## begin

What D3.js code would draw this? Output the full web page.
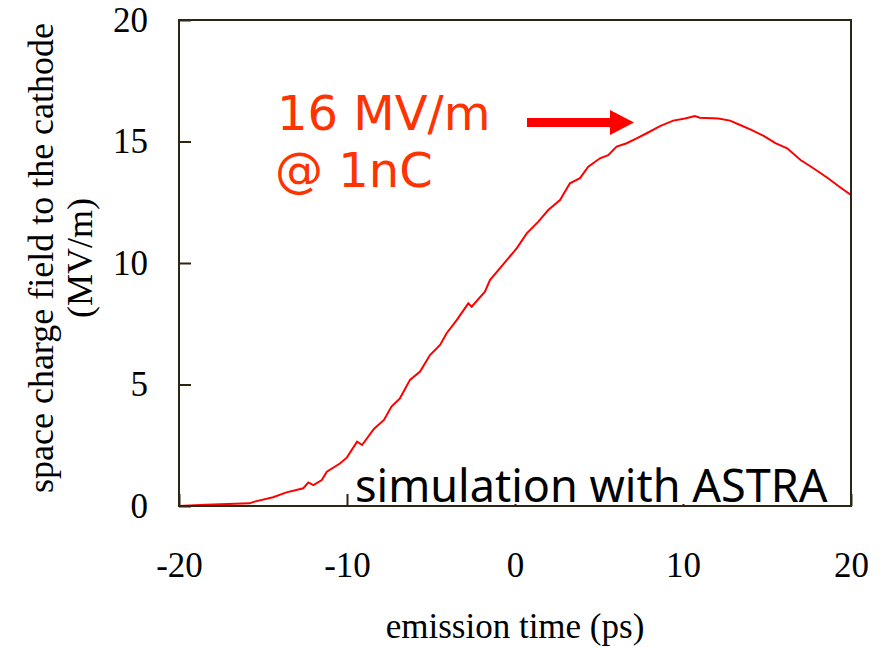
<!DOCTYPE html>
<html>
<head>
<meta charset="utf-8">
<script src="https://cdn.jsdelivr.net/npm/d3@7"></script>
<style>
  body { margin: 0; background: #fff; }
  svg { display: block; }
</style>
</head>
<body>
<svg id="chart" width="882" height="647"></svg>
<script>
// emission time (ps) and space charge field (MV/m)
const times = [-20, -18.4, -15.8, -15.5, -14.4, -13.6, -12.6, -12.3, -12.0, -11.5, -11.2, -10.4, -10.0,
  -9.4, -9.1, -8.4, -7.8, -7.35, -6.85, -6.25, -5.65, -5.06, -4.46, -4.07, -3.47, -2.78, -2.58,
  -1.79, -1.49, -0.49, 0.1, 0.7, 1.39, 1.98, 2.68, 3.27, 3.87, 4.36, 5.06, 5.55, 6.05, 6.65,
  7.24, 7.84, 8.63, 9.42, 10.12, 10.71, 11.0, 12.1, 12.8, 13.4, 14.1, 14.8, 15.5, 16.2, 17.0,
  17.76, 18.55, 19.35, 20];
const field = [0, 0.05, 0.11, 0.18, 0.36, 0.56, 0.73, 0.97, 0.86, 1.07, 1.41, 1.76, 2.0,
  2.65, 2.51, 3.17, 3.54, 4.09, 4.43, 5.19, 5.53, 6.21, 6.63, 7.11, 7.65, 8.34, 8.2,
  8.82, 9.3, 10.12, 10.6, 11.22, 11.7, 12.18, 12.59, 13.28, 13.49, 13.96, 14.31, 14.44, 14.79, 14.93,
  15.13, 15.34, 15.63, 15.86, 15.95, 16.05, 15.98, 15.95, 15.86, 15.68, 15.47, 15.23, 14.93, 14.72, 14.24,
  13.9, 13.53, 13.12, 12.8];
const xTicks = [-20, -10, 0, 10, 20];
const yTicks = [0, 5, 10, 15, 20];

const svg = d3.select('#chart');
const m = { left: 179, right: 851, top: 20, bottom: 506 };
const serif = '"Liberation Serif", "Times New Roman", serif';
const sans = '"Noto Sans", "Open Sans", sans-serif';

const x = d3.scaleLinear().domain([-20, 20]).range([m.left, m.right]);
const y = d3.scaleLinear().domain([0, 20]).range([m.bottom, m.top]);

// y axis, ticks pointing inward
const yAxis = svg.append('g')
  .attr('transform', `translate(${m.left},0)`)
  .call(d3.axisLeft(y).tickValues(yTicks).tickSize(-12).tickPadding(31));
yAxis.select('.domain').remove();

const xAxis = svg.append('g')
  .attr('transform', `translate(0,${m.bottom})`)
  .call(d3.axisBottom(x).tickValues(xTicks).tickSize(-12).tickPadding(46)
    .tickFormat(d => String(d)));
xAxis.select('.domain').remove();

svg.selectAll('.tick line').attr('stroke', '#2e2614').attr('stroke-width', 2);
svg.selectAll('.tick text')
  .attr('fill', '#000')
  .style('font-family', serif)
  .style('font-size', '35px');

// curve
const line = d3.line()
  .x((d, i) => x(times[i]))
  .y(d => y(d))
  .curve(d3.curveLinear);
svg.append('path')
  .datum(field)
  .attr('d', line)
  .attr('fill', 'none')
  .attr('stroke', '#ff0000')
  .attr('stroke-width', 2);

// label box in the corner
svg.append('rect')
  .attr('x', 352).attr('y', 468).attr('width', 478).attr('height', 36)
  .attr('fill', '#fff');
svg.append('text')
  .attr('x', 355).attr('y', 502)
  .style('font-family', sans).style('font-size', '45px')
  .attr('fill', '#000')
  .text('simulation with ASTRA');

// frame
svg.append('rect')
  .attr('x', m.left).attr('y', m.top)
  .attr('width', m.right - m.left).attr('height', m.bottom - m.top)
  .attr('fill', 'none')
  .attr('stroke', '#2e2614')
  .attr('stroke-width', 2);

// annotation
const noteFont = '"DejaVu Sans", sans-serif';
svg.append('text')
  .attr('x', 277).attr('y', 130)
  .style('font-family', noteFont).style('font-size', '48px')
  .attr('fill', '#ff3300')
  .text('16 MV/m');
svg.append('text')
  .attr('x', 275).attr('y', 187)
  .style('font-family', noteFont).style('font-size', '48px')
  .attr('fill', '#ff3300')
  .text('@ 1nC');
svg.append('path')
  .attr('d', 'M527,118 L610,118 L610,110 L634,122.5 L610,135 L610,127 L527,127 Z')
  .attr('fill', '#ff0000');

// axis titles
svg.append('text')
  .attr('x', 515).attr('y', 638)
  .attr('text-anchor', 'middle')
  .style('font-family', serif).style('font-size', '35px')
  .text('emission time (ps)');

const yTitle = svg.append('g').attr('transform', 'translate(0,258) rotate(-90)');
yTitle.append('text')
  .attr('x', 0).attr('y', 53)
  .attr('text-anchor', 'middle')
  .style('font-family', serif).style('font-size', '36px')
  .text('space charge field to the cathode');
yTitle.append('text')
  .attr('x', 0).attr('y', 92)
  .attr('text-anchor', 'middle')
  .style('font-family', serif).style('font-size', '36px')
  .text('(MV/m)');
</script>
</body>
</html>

## end

* **Goal**: Copy out all the data without changing anything, and drop the pictures.

* **The output**:
What D3.js code would draw this? Output the full web page.
<!DOCTYPE html>
<html>
<head>
<meta charset="utf-8">
<script src="https://cdn.jsdelivr.net/npm/d3@7"></script>
<style>
  body { margin: 0; background: #fff; }
  svg { display: block; }
</style>
</head>
<body>
<svg id="chart" width="882" height="647"></svg>
<script>
// emission time (ps) and space charge field (MV/m)
const times = [-20, -18.4, -15.8, -15.5, -14.4, -13.6, -12.6, -12.3, -12.0, -11.5, -11.2, -10.4, -10.0,
  -9.4, -9.1, -8.4, -7.8, -7.35, -6.85, -6.25, -5.65, -5.06, -4.46, -4.07, -3.47, -2.78, -2.58,
  -1.79, -1.49, -0.49, 0.1, 0.7, 1.39, 1.98, 2.68, 3.27, 3.87, 4.36, 5.06, 5.55, 6.05, 6.65,
  7.24, 7.84, 8.63, 9.42, 10.12, 10.71, 11.0, 12.1, 12.8, 13.4, 14.1, 14.8, 15.5, 16.2, 17.0,
  17.76, 18.55, 19.35, 20];
const field = [0, 0.05, 0.11, 0.18, 0.36, 0.56, 0.73, 0.97, 0.86, 1.07, 1.41, 1.76, 2.0,
  2.65, 2.51, 3.17, 3.54, 4.09, 4.43, 5.19, 5.53, 6.21, 6.63, 7.11, 7.65, 8.34, 8.2,
  8.82, 9.3, 10.12, 10.6, 11.22, 11.7, 12.18, 12.59, 13.28, 13.49, 13.96, 14.31, 14.44, 14.79, 14.93,
  15.13, 15.34, 15.63, 15.86, 15.95, 16.05, 15.98, 15.95, 15.86, 15.68, 15.47, 15.23, 14.93, 14.72, 14.24,
  13.9, 13.53, 13.12, 12.8];
const xTicks = [-20, -10, 0, 10, 20];
const yTicks = [0, 5, 10, 15, 20];

const svg = d3.select('#chart');
const m = { left: 179, right: 851, top: 20, bottom: 506 };
const serif = '"Liberation Serif", "Times New Roman", serif';
const sans = '"Noto Sans", "Open Sans", sans-serif';

const x = d3.scaleLinear().domain([-20, 20]).range([m.left, m.right]);
const y = d3.scaleLinear().domain([0, 20]).range([m.bottom, m.top]);

// y axis, ticks pointing inward
const yAxis = svg.append('g')
  .attr('transform', `translate(${m.left},0)`)
  .call(d3.axisLeft(y).tickValues(yTicks).tickSize(-12).tickPadding(31));
yAxis.select('.domain').remove();

const xAxis = svg.append('g')
  .attr('transform', `translate(0,${m.bottom})`)
  .call(d3.axisBottom(x).tickValues(xTicks).tickSize(-12).tickPadding(46)
    .tickFormat(d => String(d)));
xAxis.select('.domain').remove();

svg.selectAll('.tick line').attr('stroke', '#2e2614').attr('stroke-width', 2);
svg.selectAll('.tick text')
  .attr('fill', '#000')
  .style('font-family', serif)
  .style('font-size', '35px');

// curve
const line = d3.line()
  .x((d, i) => x(times[i]))
  .y(d => y(d))
  .curve(d3.curveLinear);
svg.append('path')
  .datum(field)
  .attr('d', line)
  .attr('fill', 'none')
  .attr('stroke', '#ff0000')
  .attr('stroke-width', 2);

// label box in the corner
svg.append('rect')
  .attr('x', 352).attr('y', 468).attr('width', 478).attr('height', 36)
  .attr('fill', '#fff');
svg.append('text')
  .attr('x', 355).attr('y', 502)
  .style('font-family', sans).style('font-size', '45px')
  .attr('fill', '#000')
  .text('simulation with ASTRA');

// frame
svg.append('rect')
  .attr('x', m.left).attr('y', m.top)
  .attr('width', m.right - m.left).attr('height', m.bottom - m.top)
  .attr('fill', 'none')
  .attr('stroke', '#2e2614')
  .attr('stroke-width', 2);

// annotation
const noteFont = '"DejaVu Sans", sans-serif';
svg.append('text')
  .attr('x', 277).attr('y', 130)
  .style('font-family', noteFont).style('font-size', '48px')
  .attr('fill', '#ff3300')
  .text('16 MV/m');
svg.append('text')
  .attr('x', 275).attr('y', 187)
  .style('font-family', noteFont).style('font-size', '48px')
  .attr('fill', '#ff3300')
  .text('@ 1nC');
svg.append('path')
  .attr('d', 'M527,118 L610,118 L610,110 L634,122.5 L610,135 L610,127 L527,127 Z')
  .attr('fill', '#ff0000');

// axis titles
svg.append('text')
  .attr('x', 515).attr('y', 638)
  .attr('text-anchor', 'middle')
  .style('font-family', serif).style('font-size', '35px')
  .text('emission time (ps)');

const yTitle = svg.append('g').attr('transform', 'translate(0,258) rotate(-90)');
yTitle.append('text')
  .attr('x', 0).attr('y', 53)
  .attr('text-anchor', 'middle')
  .style('font-family', serif).style('font-size', '36px')
  .text('space charge field to the cathode');
yTitle.append('text')
  .attr('x', 0).attr('y', 92)
  .attr('text-anchor', 'middle')
  .style('font-family', serif).style('font-size', '36px')
  .text('(MV/m)');
</script>
</body>
</html>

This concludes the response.